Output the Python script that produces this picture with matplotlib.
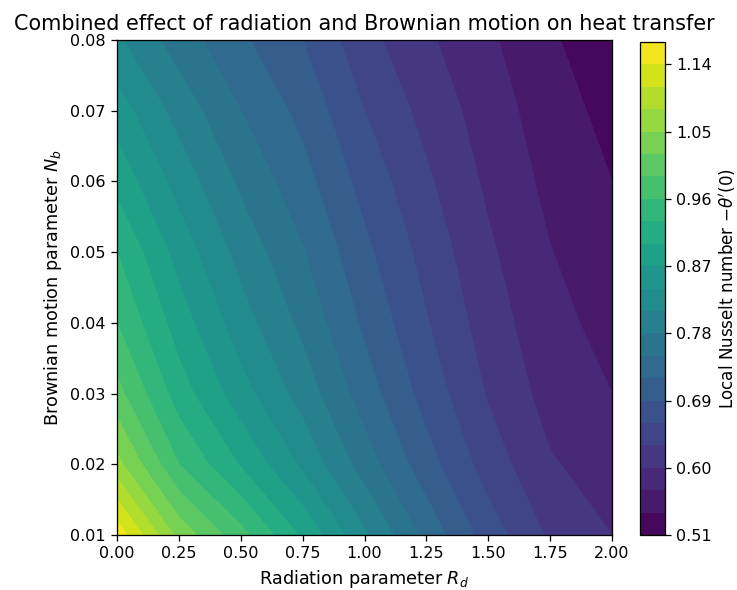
import numpy as np
import matplotlib.pyplot as plt

# radiation parameter Rd (columns) and Brownian motion parameter Nb (rows)
rd = [0.0, 0.25, 0.5, 0.75, 1.0, 1.25, 1.5, 1.75, 2.0]
nb = [0.01, 0.02, 0.03, 0.04, 0.05, 0.06, 0.07, 0.08]

# local Nusselt number -theta'(0), one list per Nb
nu_001 = [1.16, 1.04, 0.97, 0.895, 0.815, 0.74, 0.675, 0.625, 0.60]
nu_002 = [1.06, 0.96, 0.897, 0.834, 0.765, 0.702, 0.646, 0.603, 0.585]
nu_003 = [1.00, 0.915, 0.852, 0.797, 0.735, 0.678, 0.627, 0.588, 0.57]
nu_004 = [0.96, 0.885, 0.823, 0.772, 0.714, 0.662, 0.615, 0.579, 0.56]
nu_005 = [0.93, 0.858, 0.799, 0.752, 0.697, 0.649, 0.605, 0.571, 0.55]
nu_006 = [0.89, 0.828, 0.774, 0.731, 0.679, 0.635, 0.594, 0.562, 0.54]
nu_007 = [0.855, 0.798, 0.75, 0.711, 0.660, 0.620, 0.585, 0.554, 0.53]
nu_008 = [0.815, 0.765, 0.725, 0.69, 0.64, 0.605, 0.575, 0.545, 0.515]

Z = np.array([nu_001, nu_002, nu_003, nu_004, nu_005, nu_006, nu_007, nu_008])
RD, NB = np.meshgrid(rd, nb)

levels = np.linspace(0.51, 1.17, 23)

fig = plt.figure(figsize=(737 / 115, 590 / 115), dpi=115)
ax = fig.add_axes([117 / 737, 55 / 590, 495 / 737, 495 / 590])
cax = fig.add_axes([640 / 737, 55 / 590, 25 / 737, 493 / 590])

cs = ax.contourf(RD, NB, Z, levels=levels, cmap='viridis')
ax.set_xlim(0, 2)
ax.set_ylim(0.01, 0.08)
ax.set_xlabel('Radiation parameter $R_d$', fontsize=11)
ax.set_ylabel('Brownian motion parameter $N_b$', fontsize=11)
ax.set_title('Combined effect of radiation and Brownian motion on heat transfer',
             fontsize=13)

cb = fig.colorbar(cs, cax=cax)
cb.set_label("Local Nusselt number $-\\theta'(0)$", fontsize=10.5, labelpad=3)

fig.savefig('out.png', dpi=115)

● Given request: Begin at the first line of the material and copy each line exactly through the one containing "levels = np.linspace(0.51, 1.17, 23)". Omit pictures.

● Response to this task:
Output the Python script that produces this picture with matplotlib.
import numpy as np
import matplotlib.pyplot as plt

# radiation parameter Rd (columns) and Brownian motion parameter Nb (rows)
rd = [0.0, 0.25, 0.5, 0.75, 1.0, 1.25, 1.5, 1.75, 2.0]
nb = [0.01, 0.02, 0.03, 0.04, 0.05, 0.06, 0.07, 0.08]

# local Nusselt number -theta'(0), one list per Nb
nu_001 = [1.16, 1.04, 0.97, 0.895, 0.815, 0.74, 0.675, 0.625, 0.60]
nu_002 = [1.06, 0.96, 0.897, 0.834, 0.765, 0.702, 0.646, 0.603, 0.585]
nu_003 = [1.00, 0.915, 0.852, 0.797, 0.735, 0.678, 0.627, 0.588, 0.57]
nu_004 = [0.96, 0.885, 0.823, 0.772, 0.714, 0.662, 0.615, 0.579, 0.56]
nu_005 = [0.93, 0.858, 0.799, 0.752, 0.697, 0.649, 0.605, 0.571, 0.55]
nu_006 = [0.89, 0.828, 0.774, 0.731, 0.679, 0.635, 0.594, 0.562, 0.54]
nu_007 = [0.855, 0.798, 0.75, 0.711, 0.660, 0.620, 0.585, 0.554, 0.53]
nu_008 = [0.815, 0.765, 0.725, 0.69, 0.64, 0.605, 0.575, 0.545, 0.515]

Z = np.array([nu_001, nu_002, nu_003, nu_004, nu_005, nu_006, nu_007, nu_008])
RD, NB = np.meshgrid(rd, nb)

levels = np.linspace(0.51, 1.17, 23)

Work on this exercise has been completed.